The overwhelming vote by French legislators, who backed the constitutional revision by 780 votes in favour to just 72 against, was a rare moment of cross-party unity. Pushed initially by the left-wing opposition, it last week secured unexpected backing in the Senate, which is controlled by the opposition on the right. The justice minister, Eric Dupond-Moretti, spent hours there trying to win over senators. Emmanuel Macron, the centrist French president, then seized the chance to send the revision days later to a joint sitting of the lower and upper houses in Versailles, where a three-fifths majority is needed to revise the constitution. That threshold was passed by a big margin.
Some French legislators, including the head of the Senate, Gérard Larcher, had argued that it was unnecessary to enshrine the right to abortion in the constitution, since it was already protected by law. The constitution, argued Mr Larcher, was not a “catalogue” of social rights. There was no imminent threat to those rights. Moreover, the French are among the strongest supporters of the legal right to abortion, with 82% in favour, far ahead of the 63% in Poland and 55% in America.

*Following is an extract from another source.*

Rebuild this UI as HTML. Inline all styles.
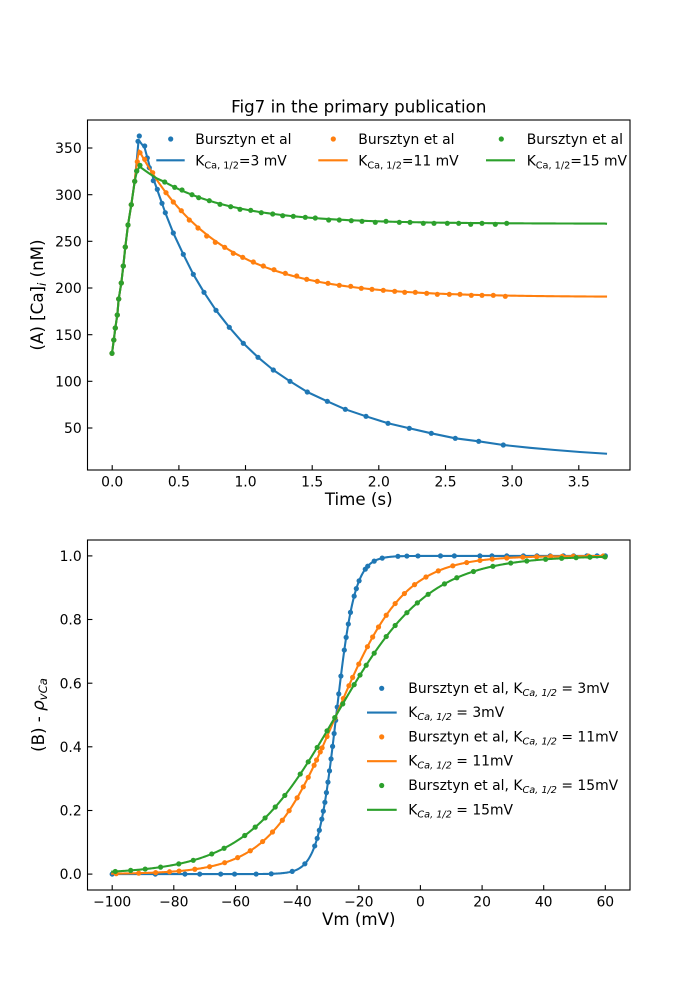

But French lawmakers on the left in particular had worried about how to protect the right to abortion from any future attempt to roll it back, particularly after America’s Supreme Court in 2022 overturned the longstanding ruling that barred the states from banning abortion there. Poland’s nationalist government severely restricted abortion in 2020. In France campaigners look ahead with trepidation to the next presidential election, in 2027, and the possibility of a hard-right victory. Although Marine Le Pen, the nationalist leader, does not campaign against the right to abortion and backed the constitutional revision this week, 42 of her 87 fellow deputies voted against, abstained or did not take part. Unveiling the proposal last year, Mr Macron said that he wanted to make sure that the right was “irreversible”.
Many French legislators this week made a further point: that the vote was a message of support to women elsewhere. It was a campaign “for those who resist Trump, Bolsonaro, Orban, Milei, Putin, Giorgia Meloni,” declared Laurence Rossignol, a Socialist senator who had lobbied for the revision, to a cross-party standing ovation. For Mr Macron, who runs an unpopular minority government that has recently veered to the right on immigration, it is also a way to shore up support on the left—and, for once, win the momentary approval of the majority of the French.